L'antimafia dei tempi biblici| Processi e inchieste infiniti - Live Sicilia

L’antimafia dei tempi biblici| Processi e inchieste infiniti

Ci sono casi di politici e imprenditori che hanno passato e passano una buona fetta della propria vita a difendersi da infamanti accuse.

PALERMO – Teniamo blindato, ci mancherebbe, il principio che tutte le inchieste e i processi sono legittimi e sacrosanti in nome della verità. Che almeno, però, abbiano la ragionevole durata garantita dalla Costituzione. Ed invece la storia ci insegna che i tempi della giustizia sono troppe volte biblici.

Ci sono casi di politici e imprenditori che hanno passato e passano una buona fetta della propria vita a difendersi da infamanti accuse. Su tutte, quelle di mafiosità che spesso si concretizzano nel tanto discusso reato di concorso esterno in associazione mafiosa. Roba serissima.

L’ultimo caso è quello di Antonello Montante. Il presidente degli industriali siciliani, come tanti, si starà chiedendo quanto durerà la sua indagine. Arrivare alla verità prima possibile sarebbe cosa buona e giusta, innanzitutto – non ce ne voglia Montante – “in nome del popolo italiano”.

Il punto è che scorrendo l’elenco degli indagati-imputati eccellenti ciò che va a farsi benedire è proprio la ragionevole durata. I confini della ragionevolezza, infatti, sono tanto labili da apparire in alcuni casi grotteschi.

Calogero Mannino, ad esempio, seppe di essere indagato nell’inchiesta sulla Trattativa Stato-mafia nel febbraio 2012. Poi, scelse di essere processato con l’abbreviato. È stato assolto nel novembre scorso, a quasi tre anni di distanza dal momento in cui i suoi legali chiesero di fare in fretta. E così il processo all’ex ministro Dc è diventato uno degli abbreviati più lunghi della storia giudiziaria italiana. A dire il vero i guai giudiziari di Mannino sono iniziati più di vent’anni fa. E potrebbero non essere finiti visto che, una volta pubblicate le motivazione, la Procura potrebbe fare appello contro l’assoluzione.

Sono durate quindici anni, tra richieste di archiviazione e inviti ad andare avanti, le indagini su Renato Schifani. Alla fine non c’erano i requisiti minimi per mandare sotto processo l’ex presidente del Senato. L’inchiesta, già in passato archiviata, era stata riaperta nell’estate del 2010. Sul fascicolo spuntò il nome Schioperatu per garantire il massimo della riservatezza alla seconda carica dello Stato. E vi confluirono le dichiarazioni di alcuni pentiti. Emersero relazioni che non valsero, però, “per sostenere un’accusa in giudizio”.

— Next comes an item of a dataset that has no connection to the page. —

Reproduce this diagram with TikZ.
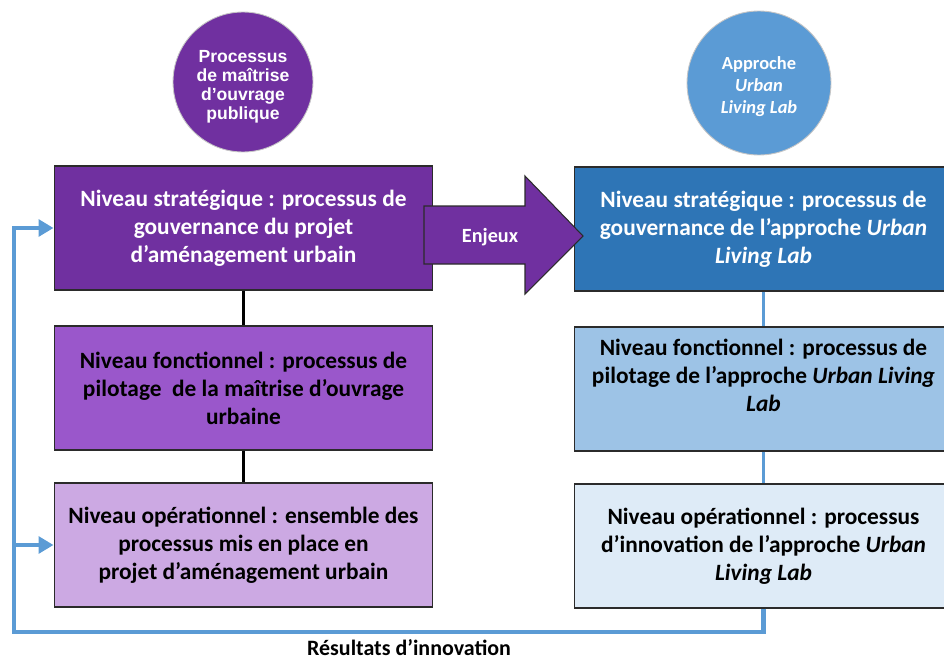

Tempi lunghi anche per l’ex ministro Saverio Romano che ha atteso otto anni prima di vedere chiusa, e a suo favore, nel 2013 la vicenda processuale che lo vedeva imputato per concorso esterno. Lo stesso reato caduto, due mesi fa, per l’editore catanese Mario Ciancio. Per lui è arrivata l’archiviazione. Aveva saputo di essere indagato nel 2010. Correva l’anno 2010 anche quando venne a galla l’inchiesta Iblis che coinvolse l’allora presidente della Regione Raffaele Lombardo, condannato in primo grado a sei anni e mezzo di carcere. Il processo d’appello è ancora in corso.

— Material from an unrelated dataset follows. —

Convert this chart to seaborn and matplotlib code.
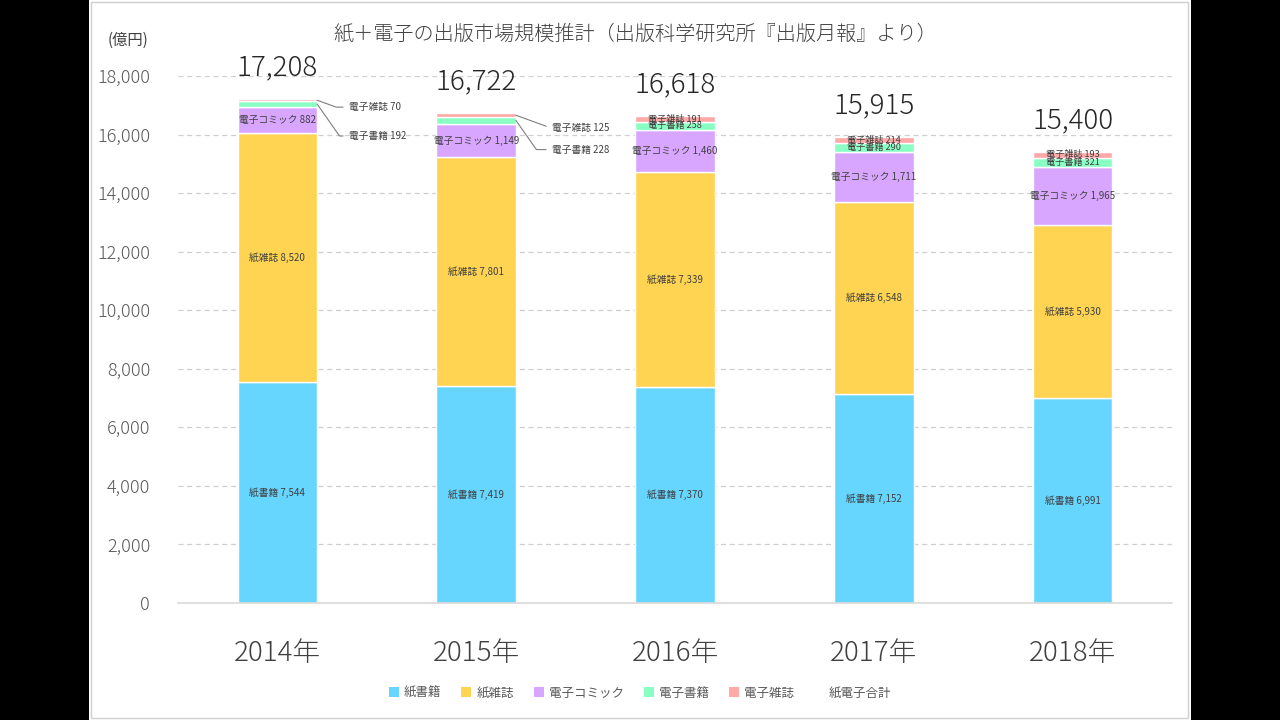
import matplotlib
matplotlib.use("Agg")
import matplotlib.pyplot as plt
import matplotlib.patches as mpatches
from matplotlib.lines import Line2D
import seaborn as sns
import pandas as pd
import numpy as np

years = ["2014年", "2015年", "2016年", "2017年", "2018年"]
series_names = ["紙書籍", "紙雑誌", "電子コミック", "電子書籍", "電子雑誌"]
paper_books = [7544, 7419, 7370, 7152, 6991]
paper_magazines = [8520, 7801, 7339, 6548, 5930]
e_comics = [882, 1149, 1460, 1711, 1965]
e_books = [192, 228, 258, 290, 321]
e_magazines = [70, 125, 191, 214, 193]
totals = [17208, 16722, 16618, 15915, 15400]
total_name = "紙電子合計"
y_ticks = [0, 2000, 4000, 6000, 8000, 10000, 12000, 14000, 16000, 18000]
title = "紙＋電子の出版市場規模推計（出版科学研究所『出版月報』より）"
unit_label = "(億円)"

colors = ["#66D6FF", "#FFD452", "#D9A6FF", "#8AFFC3", "#FFA8A8"]

sns.set_theme(style="white")
plt.rcParams["font.family"] = ["Noto Sans CJK JP", "DejaVu Sans"]
plt.rcParams["font.weight"] = 300

fig = plt.figure(figsize=(12.8, 7.2), dpi=100)
fig.patch.set_facecolor("black")
fig.patches.append(mpatches.Rectangle((89 / 1280, 0), (1102) / 1280, 1,
                                      transform=fig.transFigure, facecolor="white",
                                      edgecolor="none", zorder=-2))
fig.patches.append(mpatches.Rectangle((90.5 / 1280, 2 / 720), (1097) / 1280, 716 / 720,
                                      transform=fig.transFigure, facecolor="none",
                                      edgecolor="#D0D0D0", lw=1.0, zorder=-1))

ax = fig.add_axes([178 / 1280, 1 - 603 / 720, 994 / 1280, (603 - 76) / 720])
ax.set_facecolor("none")

data = [paper_books, paper_magazines, e_comics, e_books, e_magazines]
df = pd.DataFrame({"year": years})
bottom = np.zeros(len(years))
for name, vals, col in zip(series_names, data, colors):
    df["val"] = vals
    sns.barplot(data=df, x="year", y="val", order=years, color=col, width=0.4,
                bottom=bottom, ax=ax, saturation=1, zorder=2)
    bottom = bottom + np.array(vals)
if ax.get_legend() is not None:
    ax.get_legend().remove()

ax.set_ylim(0, 18000)
ax.set_xlim(-0.5, len(years) - 0.5)
ax.set_yticks(y_ticks)
ax.set_yticklabels([f"{v:,}" for v in y_ticks], fontsize=13, color="#595959")
ax.tick_params(axis="y", length=0, pad=20)
ax.tick_params(axis="x", length=0, pad=26, labelsize=20, labelcolor="#404040")
ax.set_xlabel("")
ax.set_ylabel("")
for s in ["top", "right", "left"]:
    ax.spines[s].set_visible(False)
ax.spines["bottom"].set_color("#D9D9D9")
ax.spines["bottom"].set_linewidth(1.2)
ax.yaxis.grid(True, linestyle=(0, (4, 3)), color="#CFCFCF", lw=0.9, zorder=0)
ax.set_axisbelow(True)

# segment labels
label_color = "#404040"
outside = {0: {3: (23, -23), 4: (23, -5)}, 1: {3: (26, -21), 4: (26, -9)}}
bottom = np.zeros(len(years))
for si, (name, vals) in enumerate(zip(series_names, data)):
    for i, v in enumerate(vals):
        yc = bottom[i] + v / 2
        txt = f"{name} {v:,}"
        if i in outside and si in outside[i]:
            dx, dy = outside[i][si]
            ax.annotate(txt, xy=(i + 0.2, yc), xytext=(dx, dy), textcoords="offset points",
                        ha="left", va="center", fontsize=7, color=label_color,
                        fontweight="normal",
                        arrowprops=dict(arrowstyle="-", color="#7F7F7F", lw=0.8,
                                        relpos=(0, 0.5), shrinkA=2, shrinkB=0,
                                        connectionstyle="angle,angleA=0,angleB=%d" %
                                        (-55 if si == 3 else -20)))
        else:
            fs = 7 if v > 400 else 6.6
            ax.text(i, yc, txt, ha="center", va="center", fontsize=fs, color=label_color,
                    fontweight="normal", zorder=3)
    bottom = bottom + np.array(vals)

# totals
for i, t in enumerate(totals):
    ax.annotate(f"{t:,}", xy=(i, t), xytext=(0, 23), textcoords="offset points",
                ha="center", va="center", fontsize=20, color="#262626", annotation_clip=False)

fig.text(635 / 1280, 1 - 34 / 720, title, ha="center", va="center", fontsize=14.5, color="#404040")
fig.text(128 / 1280, 1 - 40 / 720, unit_label, ha="center", va="center", fontsize=11,
         color="#404040", fontweight="normal")

handles = [mpatches.Patch(facecolor=c, edgecolor="none") for c in colors]
handles.append(Line2D([], [], linestyle="none"))
labels = series_names + [total_name]
fig.legend(handles, labels, loc="center", bbox_to_anchor=(640 / 1280, 1 - 693 / 720),
           ncol=6, frameon=False, prop={"size": 9, "weight": "normal"}, labelcolor="#595959",
           handlelength=0.8, handleheight=0.8, handletextpad=0.4, columnspacing=1.6)

fig.savefig("out.png", dpi=100, facecolor=fig.get_facecolor())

Senza contare gli imputati che di processi ne hanno più di uno in corso, alcuni intrecciati fra loro. Come il generale Mario Mori, ad esempio, assolto per la mancata perquisizione del covo di Riina, assolto in primo grado per la mancata cattura di Provenzano e imputato del processo sulla Trattativa.

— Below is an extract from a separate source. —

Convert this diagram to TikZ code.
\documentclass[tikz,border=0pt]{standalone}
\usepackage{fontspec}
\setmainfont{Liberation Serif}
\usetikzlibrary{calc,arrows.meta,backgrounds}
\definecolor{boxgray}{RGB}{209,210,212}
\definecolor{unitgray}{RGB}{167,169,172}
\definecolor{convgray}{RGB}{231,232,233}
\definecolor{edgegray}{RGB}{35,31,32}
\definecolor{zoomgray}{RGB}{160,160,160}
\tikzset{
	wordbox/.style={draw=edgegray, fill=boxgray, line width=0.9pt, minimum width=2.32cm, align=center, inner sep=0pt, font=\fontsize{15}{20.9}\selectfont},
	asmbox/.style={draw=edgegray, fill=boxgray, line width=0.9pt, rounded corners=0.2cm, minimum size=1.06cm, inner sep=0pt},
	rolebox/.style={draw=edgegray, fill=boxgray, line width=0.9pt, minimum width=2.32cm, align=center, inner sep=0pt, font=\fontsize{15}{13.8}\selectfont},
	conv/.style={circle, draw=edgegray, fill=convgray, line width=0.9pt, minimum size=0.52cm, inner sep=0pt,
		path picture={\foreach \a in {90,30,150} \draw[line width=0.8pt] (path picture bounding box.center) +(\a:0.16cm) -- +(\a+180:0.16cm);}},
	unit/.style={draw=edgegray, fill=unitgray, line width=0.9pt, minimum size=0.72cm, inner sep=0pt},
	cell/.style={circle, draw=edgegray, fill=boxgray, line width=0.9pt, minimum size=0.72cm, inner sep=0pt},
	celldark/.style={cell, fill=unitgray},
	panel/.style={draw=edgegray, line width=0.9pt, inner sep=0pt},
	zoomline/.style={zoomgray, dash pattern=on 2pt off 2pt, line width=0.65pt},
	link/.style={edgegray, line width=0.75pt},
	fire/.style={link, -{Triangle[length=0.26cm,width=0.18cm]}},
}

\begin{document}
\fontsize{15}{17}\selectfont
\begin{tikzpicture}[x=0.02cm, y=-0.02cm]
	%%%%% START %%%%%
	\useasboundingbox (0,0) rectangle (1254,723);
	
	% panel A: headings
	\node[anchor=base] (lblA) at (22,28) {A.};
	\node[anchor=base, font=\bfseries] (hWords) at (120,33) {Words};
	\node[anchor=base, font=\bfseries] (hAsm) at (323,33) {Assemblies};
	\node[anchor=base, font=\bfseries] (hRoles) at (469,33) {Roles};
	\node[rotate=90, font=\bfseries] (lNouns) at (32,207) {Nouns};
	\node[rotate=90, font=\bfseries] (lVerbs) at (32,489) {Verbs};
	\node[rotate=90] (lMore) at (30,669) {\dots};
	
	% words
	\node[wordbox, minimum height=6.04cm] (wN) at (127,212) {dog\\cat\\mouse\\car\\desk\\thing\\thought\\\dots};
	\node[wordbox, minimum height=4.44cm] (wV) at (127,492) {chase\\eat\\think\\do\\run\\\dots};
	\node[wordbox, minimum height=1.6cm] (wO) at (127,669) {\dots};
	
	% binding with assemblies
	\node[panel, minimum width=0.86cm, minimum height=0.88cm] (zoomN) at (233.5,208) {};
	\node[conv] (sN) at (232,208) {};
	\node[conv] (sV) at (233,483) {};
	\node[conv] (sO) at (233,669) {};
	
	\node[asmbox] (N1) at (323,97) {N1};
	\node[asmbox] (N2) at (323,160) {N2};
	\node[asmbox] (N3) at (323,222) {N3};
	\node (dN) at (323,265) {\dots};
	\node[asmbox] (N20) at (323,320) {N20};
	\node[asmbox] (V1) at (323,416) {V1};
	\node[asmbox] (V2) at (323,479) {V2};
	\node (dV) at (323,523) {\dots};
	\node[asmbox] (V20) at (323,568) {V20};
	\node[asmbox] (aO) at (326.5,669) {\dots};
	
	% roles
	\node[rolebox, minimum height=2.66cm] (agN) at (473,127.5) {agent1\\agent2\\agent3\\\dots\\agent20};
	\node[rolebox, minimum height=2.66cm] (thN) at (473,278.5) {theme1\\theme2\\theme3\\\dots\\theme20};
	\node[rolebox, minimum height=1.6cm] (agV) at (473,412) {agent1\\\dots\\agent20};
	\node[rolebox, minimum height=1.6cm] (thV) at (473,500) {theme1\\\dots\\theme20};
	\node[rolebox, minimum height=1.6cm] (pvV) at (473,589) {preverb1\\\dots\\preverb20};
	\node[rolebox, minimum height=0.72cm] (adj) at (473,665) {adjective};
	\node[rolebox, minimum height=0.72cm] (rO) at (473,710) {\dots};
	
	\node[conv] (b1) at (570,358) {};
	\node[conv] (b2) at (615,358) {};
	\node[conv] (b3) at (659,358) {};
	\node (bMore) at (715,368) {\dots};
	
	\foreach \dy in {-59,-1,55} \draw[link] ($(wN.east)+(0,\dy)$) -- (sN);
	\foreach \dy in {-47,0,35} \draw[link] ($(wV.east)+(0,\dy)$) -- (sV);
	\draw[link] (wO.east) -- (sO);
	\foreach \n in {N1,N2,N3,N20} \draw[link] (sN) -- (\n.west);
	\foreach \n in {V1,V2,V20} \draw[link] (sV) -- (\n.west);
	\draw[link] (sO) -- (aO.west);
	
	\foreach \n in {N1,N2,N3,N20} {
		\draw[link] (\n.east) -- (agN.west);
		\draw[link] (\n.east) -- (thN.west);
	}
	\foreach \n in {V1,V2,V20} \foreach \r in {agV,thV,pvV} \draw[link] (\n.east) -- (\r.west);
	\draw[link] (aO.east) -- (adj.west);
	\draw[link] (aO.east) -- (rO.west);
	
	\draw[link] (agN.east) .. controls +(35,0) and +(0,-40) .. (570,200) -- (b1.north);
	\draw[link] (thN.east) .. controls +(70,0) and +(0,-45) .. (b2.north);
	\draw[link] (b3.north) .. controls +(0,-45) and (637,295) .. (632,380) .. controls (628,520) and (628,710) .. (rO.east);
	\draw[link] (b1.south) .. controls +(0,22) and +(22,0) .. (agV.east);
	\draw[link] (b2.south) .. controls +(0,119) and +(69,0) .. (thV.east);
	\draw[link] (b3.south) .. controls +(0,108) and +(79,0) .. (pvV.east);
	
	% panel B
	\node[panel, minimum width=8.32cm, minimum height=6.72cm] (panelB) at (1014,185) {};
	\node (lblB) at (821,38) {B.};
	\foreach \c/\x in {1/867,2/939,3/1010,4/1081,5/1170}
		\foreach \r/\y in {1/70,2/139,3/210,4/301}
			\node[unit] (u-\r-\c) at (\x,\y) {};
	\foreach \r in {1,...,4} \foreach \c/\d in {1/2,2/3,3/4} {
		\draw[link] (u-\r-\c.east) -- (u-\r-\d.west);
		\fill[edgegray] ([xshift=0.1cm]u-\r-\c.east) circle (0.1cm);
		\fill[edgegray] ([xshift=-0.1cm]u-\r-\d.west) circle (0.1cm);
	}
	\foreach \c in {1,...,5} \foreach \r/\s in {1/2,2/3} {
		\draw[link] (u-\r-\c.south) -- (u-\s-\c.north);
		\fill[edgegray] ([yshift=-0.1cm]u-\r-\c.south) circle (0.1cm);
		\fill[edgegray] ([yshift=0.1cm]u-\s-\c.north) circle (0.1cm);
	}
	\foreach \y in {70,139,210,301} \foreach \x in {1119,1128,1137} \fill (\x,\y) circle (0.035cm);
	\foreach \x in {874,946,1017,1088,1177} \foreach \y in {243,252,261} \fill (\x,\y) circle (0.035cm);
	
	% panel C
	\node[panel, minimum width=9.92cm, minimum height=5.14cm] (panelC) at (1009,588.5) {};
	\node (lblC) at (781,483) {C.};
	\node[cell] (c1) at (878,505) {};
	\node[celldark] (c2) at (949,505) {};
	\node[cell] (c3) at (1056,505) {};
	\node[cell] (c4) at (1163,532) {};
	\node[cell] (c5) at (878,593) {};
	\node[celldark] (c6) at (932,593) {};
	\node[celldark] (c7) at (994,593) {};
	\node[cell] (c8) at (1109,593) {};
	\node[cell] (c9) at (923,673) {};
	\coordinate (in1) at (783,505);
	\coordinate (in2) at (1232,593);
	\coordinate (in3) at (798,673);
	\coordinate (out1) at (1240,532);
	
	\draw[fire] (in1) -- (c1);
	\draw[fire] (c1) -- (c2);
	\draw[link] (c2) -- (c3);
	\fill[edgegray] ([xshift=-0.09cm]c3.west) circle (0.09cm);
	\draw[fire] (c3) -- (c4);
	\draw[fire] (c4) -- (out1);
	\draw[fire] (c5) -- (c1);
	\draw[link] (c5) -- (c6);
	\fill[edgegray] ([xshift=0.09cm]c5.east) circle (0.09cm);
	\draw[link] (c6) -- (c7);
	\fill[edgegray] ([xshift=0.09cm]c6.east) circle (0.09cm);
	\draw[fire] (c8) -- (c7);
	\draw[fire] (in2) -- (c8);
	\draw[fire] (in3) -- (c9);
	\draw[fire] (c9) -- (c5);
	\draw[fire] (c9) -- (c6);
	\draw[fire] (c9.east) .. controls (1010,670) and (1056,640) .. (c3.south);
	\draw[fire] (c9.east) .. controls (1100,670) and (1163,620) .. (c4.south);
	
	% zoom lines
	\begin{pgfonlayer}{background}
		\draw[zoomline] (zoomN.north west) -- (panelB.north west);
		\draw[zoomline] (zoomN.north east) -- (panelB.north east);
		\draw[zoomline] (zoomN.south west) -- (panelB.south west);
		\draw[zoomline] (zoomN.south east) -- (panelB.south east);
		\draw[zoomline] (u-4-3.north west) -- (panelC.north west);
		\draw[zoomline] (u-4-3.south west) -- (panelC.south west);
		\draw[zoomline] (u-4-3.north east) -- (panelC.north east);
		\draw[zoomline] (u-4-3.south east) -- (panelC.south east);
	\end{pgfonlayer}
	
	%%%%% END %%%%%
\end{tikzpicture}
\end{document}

La domanda è sempre la stessa, quanto durerà? Se lo chiedono gli imputati cosiddetti eccellenti, e pure quelli che eccellenti non sono. Perché l’irragionevole durata dei processi è davvero una livella. I numeri sono impietosi. Lo Stato ha accumulato debiti per 700 milioni di euro per indennizzi ai cittadini che hanno sfruttato la legge Pinto, ottenendo una condanna per i tempi lunghi della giustizia. Ad ogni inaugurazione di anno giudiziario gli esperti denunciano i mali della giustizia, senza, però, riuscire a trovare i rimedi.